Linguine with Brussels Sprouts, Lemon and Pine Nuts

My five year old self might not agree, but sautéing brussels sprouts and adding them to pasta makes for a dish both unusual and surprising, and ultimately delightful. If you enjoy light vegetable pastas in the summer, here's a great recipe for the colder months that still tastes fresh and flavorful. There are really just four things added to the pasta: brussels sprouts, parmesan cheese, pine nuts and lemon zest. Each adds its own element of flavor for a well rounded, complex pasta from just a few ingredients. Simple and satisfying.

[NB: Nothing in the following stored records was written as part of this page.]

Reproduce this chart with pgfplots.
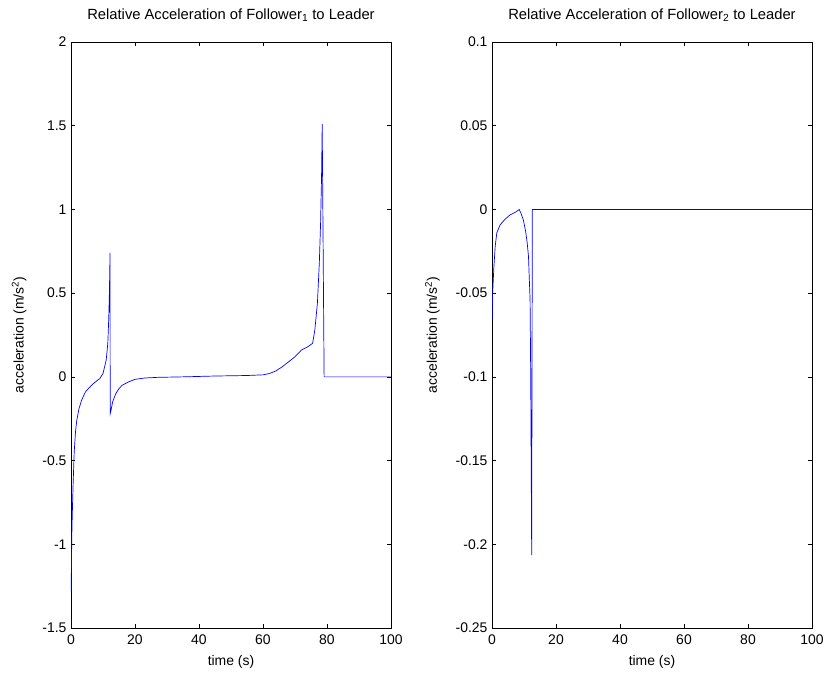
\documentclass[border=0pt]{standalone}
\usepackage{fontspec}
\setmainfont{Liberation Sans}
\usepackage{pgfplots}
\pgfplotsset{compat=1.18}
\begin{document}
\begin{tikzpicture}
\path[use as bounding box] (-71bp,-49bp) rectangle (757bp,628bp);
\pgfplotsset{
  every axis/.append style={
    scale only axis, width=320bp, height=586bp,
    axis line style={line width=0.8pt},
    tick style={line width=0.6pt, black},
    major tick length=4bp,
    tick align=inside,
    xmin=0, xmax=100,
    xtick={0,20,...,100},
    xticklabels={0,20,40,60,80,100},
    tick label style={font=\fontsize{14}{16}\selectfont},
    xticklabel style={yshift=-3bp},
    yticklabel style={xshift=-1bp},
    label style={font=\fontsize{14}{16}\selectfont},
    title style={font=\fontsize{14.8}{16}\selectfont, yshift=11bp},
    xlabel={time (s)},
    ylabel={acceleration (m/s\textsuperscript{2})},
    xlabel style={yshift=-4bp},
    ylabel style={yshift=9bp},
  }
}
\begin{axis}[at={(0,0)}, anchor=south west,
  ymin=-1.5, ymax=2,
  ytick={-1.5,-1,-0.5,0,0.5,1,1.5,2},
  yticklabels={-1.5,-1,-0.5,0,0.5,1,1.5,2},
  title={Relative Acceleration of Follower\textsubscript{1} to Leader}]
\addplot[blue, line width=0.7pt] coordinates {
(0.05,-1.28) (0.15,-1.1) (0.3,-0.9) (0.5,-0.75) (0.7,-0.62) (1.0,-0.45) (1.4,-0.33)
(1.8,-0.26) (2.5,-0.19) (3.3,-0.14) (4.5,-0.09) (5.9,-0.06) (7,-0.04) (8,-0.025)
(9,-0.01) (10,0.02) (10.5,0.06) (11,0.1) (11.5,0.2) (11.8,0.35) (12.0,0.5) (12.2,0.74)
(12.25,-0.22) (12.5,-0.2) (13,-0.15) (14,-0.1) (15,-0.07) (16,-0.05) (18,-0.03)
(20,-0.015) (23,-0.007) (27,-0.003) (35,0) (45,0.005) (55,0.008) (60,0.012) (62,0.02)
(64,0.035) (66,0.06) (68,0.09) (70,0.12) (72,0.16) (74,0.18) (75.5,0.2) (76.2,0.28)
(77,0.44) (77.6,0.68) (78,0.92) (78.3,1.2) (78.5,1.51) (79.1,0.0) (100,0)
};
\end{axis}
\begin{axis}[at={(421bp,0)}, anchor=south west,
  ymin=-0.25, ymax=0.1,
  ytick={-0.25,-0.2,-0.15,-0.1,-0.05,0,0.05,0.1},
  yticklabels={-0.25,-0.2,-0.15,-0.1,-0.05,0,0.05,0.1},
  title={Relative Acceleration of Follower\textsubscript{2} to Leader}]
\addplot[blue, line width=0.7pt] coordinates {
(0.05,-0.065) (0.2,-0.05) (0.6,-0.034) (1,-0.022) (1.5,-0.014) (2.5,-0.0093) (4,-0.006)
(5.6,-0.0033) (7,-0.002) (8,-0.0008) (8.5,0) (9,-0.002) (9.8,-0.0063) (10.5,-0.013)
(11,-0.02) (11.4,-0.028) (11.9,-0.054) (12.1,-0.1) (12.4,-0.2065) (12.6,0) (100,0)
};
\end{axis}
\end{tikzpicture}
\end{document}
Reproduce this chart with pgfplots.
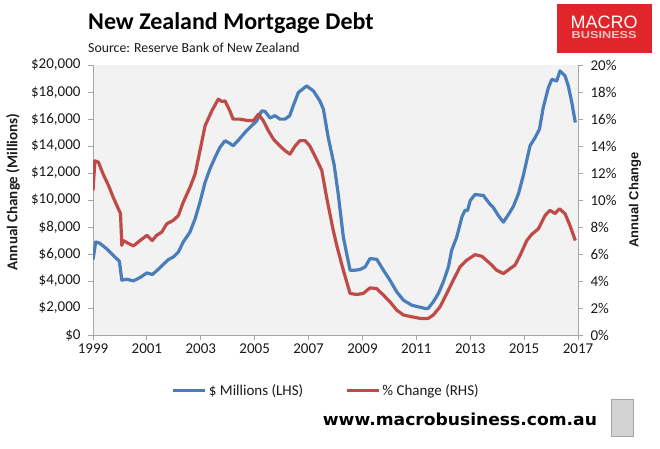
\documentclass[border=0pt]{standalone}
\usepackage{fontspec}
\setmainfont{Carlito}
\newfontfamily\arialfont{Liberation Sans}
\newfontfamily\dejavu{DejaVu Sans}
\usepackage{graphicx}
\usepackage{pgfplots}
\pgfplotsset{compat=1.18}
\definecolor{blueline}{HTML}{4A7EBB}
\definecolor{redline}{HTML}{BE4B48}
\definecolor{bggray}{HTML}{F2F2F2}
\definecolor{axgray}{HTML}{A6A6A6}
\definecolor{txt}{HTML}{1A1A1A}
\definecolor{logored}{HTML}{E0262B}
\definecolor{logopink}{HTML}{F6C4C4}

\pgfplotstableread{
x y
1999.00 5590
1999.10 6890
1999.25 6800
1999.50 6400
1999.75 5900
1999.98 5460
2000.07 4060
2000.25 4130
2000.50 4010
2000.75 4260
2001.00 4600
2001.20 4480
2001.36 4750
2001.55 5120
2001.80 5590
2001.98 5780
2002.17 6150
2002.35 6890
2002.60 7630
2002.79 8610
2002.97 9840
2003.16 11310
2003.34 12300
2003.53 13160
2003.71 13900
2003.90 14390
2004.08 14190
2004.20 14020
2004.40 14440
2004.64 15000
2004.89 15500
2005.08 15870
2005.26 16600
2005.38 16570
2005.57 16070
2005.75 16250
2005.94 15990
2006.12 15990
2006.30 16240
2006.43 16970
2006.62 17960
2006.93 18450
2007.18 18080
2007.42 17340
2007.55 16730
2007.73 14630
2007.95 12600
2008.10 10460
2008.29 7260
2008.54 4800
2008.72 4800
2008.91 4850
2009.10 5040
2009.28 5660
2009.53 5610
2009.78 4800
2010.02 4060
2010.27 3200
2010.52 2580
2010.83 2210
2011.07 2090
2011.32 1970
2011.44 1970
2011.63 2460
2011.82 3080
2012.00 3930
2012.19 5040
2012.31 6270
2012.50 7260
2012.69 8730
2012.80 9220
2012.90 9220
2013.00 9960
2013.18 10410
2013.49 10330
2013.74 9670
2013.85 9470
2014.04 8860
2014.23 8360
2014.42 8930
2014.60 9520
2014.79 10460
2014.97 11810
2015.22 14020
2015.41 14630
2015.57 15250
2015.71 16850
2015.90 18320
2016.03 18940
2016.21 18820
2016.33 19560
2016.52 19190
2016.64 18450
2016.77 17220
2016.90 15740
}\millions

\pgfplotstableread{
x y
1999.00 10.7
1999.07 12.9
1999.20 12.8
1999.38 11.9
1999.57 11.1
1999.75 10.2
1999.94 9.35
2000.02 9.0
2000.07 6.64
2000.12 7.0
2000.30 6.8
2000.50 6.6
2000.75 7.0
2001.00 7.38
2001.20 7.0
2001.36 7.38
2001.55 7.62
2001.74 8.24
2001.98 8.49
2002.17 8.86
2002.35 9.84
2002.60 10.94
2002.79 11.93
2002.97 13.65
2003.16 15.5
2003.41 16.6
2003.65 17.47
2003.78 17.3
2003.90 17.34
2004.08 16.6
2004.20 15.99
2004.45 15.99
2004.70 15.9
2004.95 15.87
2005.14 16.36
2005.32 15.87
2005.51 15.13
2005.70 14.5
2005.94 14.0
2006.13 13.65
2006.31 13.4
2006.50 14.0
2006.68 14.4
2006.87 14.4
2007.05 14.0
2007.30 13.0
2007.49 12.2
2007.67 10.2
2007.90 7.9
2008.05 6.6
2008.29 4.8
2008.54 3.08
2008.79 3.0
2009.03 3.08
2009.28 3.49
2009.53 3.44
2009.78 2.95
2010.02 2.46
2010.27 1.85
2010.52 1.48
2010.83 1.35
2011.14 1.23
2011.44 1.23
2011.63 1.48
2011.88 2.09
2012.13 3.08
2012.37 4.06
2012.62 5.04
2012.87 5.54
2013.18 5.95
2013.43 5.83
2013.74 5.29
2013.98 4.8
2014.23 4.55
2014.48 4.92
2014.66 5.17
2014.85 5.9
2015.10 7.0
2015.28 7.45
2015.53 7.87
2015.78 8.86
2015.96 9.23
2016.15 9.0
2016.31 9.35
2016.52 8.98
2016.70 8.12
2016.90 7.0
}\pct

\begin{document}
\begin{tikzpicture}[x=1pt,y=1pt]
\path[use as bounding box, fill=white] (0,0) rectangle (660,448);

\pgfplotsset{common/.style={
  at={(93pt,113pt)}, anchor=south west, scale only axis,
  width=485pt, height=270pt, xmin=1999, xmax=2017,
  tick align=outside, major tick length=5pt,
  tick style={axgray, line width=0.8pt},
  axis line style={axgray, line width=0.8pt},
  tick label style={font=\fontsize{15}{16}\selectfont, text=txt},
  scaled y ticks=false, scaled x ticks=false,
  /pgf/number format/assume math mode=true,
}}

\begin{axis}[common, ymin=0, ymax=20000,
  axis y line*=left, axis x line*=bottom,
  axis background/.style={fill=bggray},
  xtick={1999,2001,...,2017},
  xticklabels={1999,2001,2003,2005,2007,2009,2011,2013,2015,2017},
  ytick={0,2000,...,20000},
  yticklabel={\$\pgfmathprintnumber[1000 sep={,}]{\tick}},
  yticklabel style={xshift=-4pt},
  line join=round]
\addplot[blueline, line width=3.2pt, line join=round] table[x=x,y=y] {\millions};
\end{axis}

\begin{axis}[common, ymin=0, ymax=20,
  axis y line*=right, axis x line=none,
  ytick={0,2,...,20},
  yticklabel={\pgfmathprintnumber{\tick}\%},
  yticklabel style={xshift=4pt},
  legend columns=2,
  legend cell align=left,
  legend image code/.code={\draw[#1] (0pt,0pt) -- (32pt,0pt);},
  legend style={at={(0.162,-0.207)}, anchor=west, draw=none, fill=none,
    inner sep=0pt, font=\fontsize{15}{16}\selectfont, text=txt,
    /tikz/every even column/.append style={column sep=40pt}}]
\addlegendimage{blueline, line width=3.2pt}
\addlegendentry{\$ Millions (LHS)}
\addplot[redline, line width=3.2pt, line join=round] table[x=x,y=y] {\pct};
\addlegendentry{\% Change (RHS)}
\end{axis}

% titles
\node[anchor=base west, inner sep=0pt, font=\fontsize{24}{26}\selectfont\bfseries, text=black] at (88,418) {New Zealand Mortgage Debt};
\node[anchor=base west, inner sep=0pt, font=\fontsize{13.8}{15}\selectfont, text=txt] at (88,395) {Source: Reserve Bank of New Zealand};

% axis titles
\node[rotate=90, inner sep=0pt, font=\fontsize{15}{16}\selectfont\bfseries, text=txt] at (13,256) {Annual Change (Millions)};
\node[rotate=90, inner sep=0pt, font=\arialfont\fontsize{13}{14}\selectfont\bfseries, text=txt] at (635,248) {Annual Change};

% logo
\fill[logored] (556.7,395) rectangle (651.7,444);
\node[anchor=base, inner sep=0pt, text depth=0pt, font=\arialfont\fontsize{18}{19}\selectfont, text=white] at (604.2,419.7) {MACRO};
\node[anchor=base, inner sep=0pt, text depth=0pt, text height=7pt, font=\arialfont\fontsize{10}{11}\selectfont\bfseries, text=logopink] at (604.2,409.2) {\resizebox{65pt}{\height}{BUSINESS}};

% url
\node[anchor=base west, inner sep=0pt, font=\dejavu\fontsize{16.5}{18}\selectfont\bfseries, text=black] at (322.7,23) {\resizebox{274pt}{\height}{www.macrobusiness.com.au}};

% wolf box
\filldraw[fill=gray!35, draw=gray!70, line width=0.8pt] (611.7,11.3) rectangle (633,49);
\end{tikzpicture}
\end{document}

Enough said. 

Recipe below.

Linguine with Brussels Sprouts, Lemon and Pine Nuts
Serves 4
Adapted from Epicurious

-2-3 cups finely sliced Brussels sprouts
-2 tablespoons butter
-1 tablespoon olive oil
-1 teaspoon lemon zest
-1 pound linguine pasta
-1/2 cup freshly grated parmesan cheese, plus more for topping
-1/3 cup pine nuts

1. In a large skillet, heat the butter and olive oil on medium heat until the butter is melted.

2. Add the brussels sprouts and cook for 10-15 minutes, stirring frequently, until cooked through. Stir in the lemon zest and season with salt and pepper.

3. Meanwhile, boil the linguine according to package instructions and drain.

4. In a small, dry skillet on medium heat, toast the pine nuts for 2-3 minutes until browned.

5. In a large serving dish, mix the pasta, brussels sprouts, parmesan and most of the pine nuts. Top with more parmesan and pine nuts and serve at once.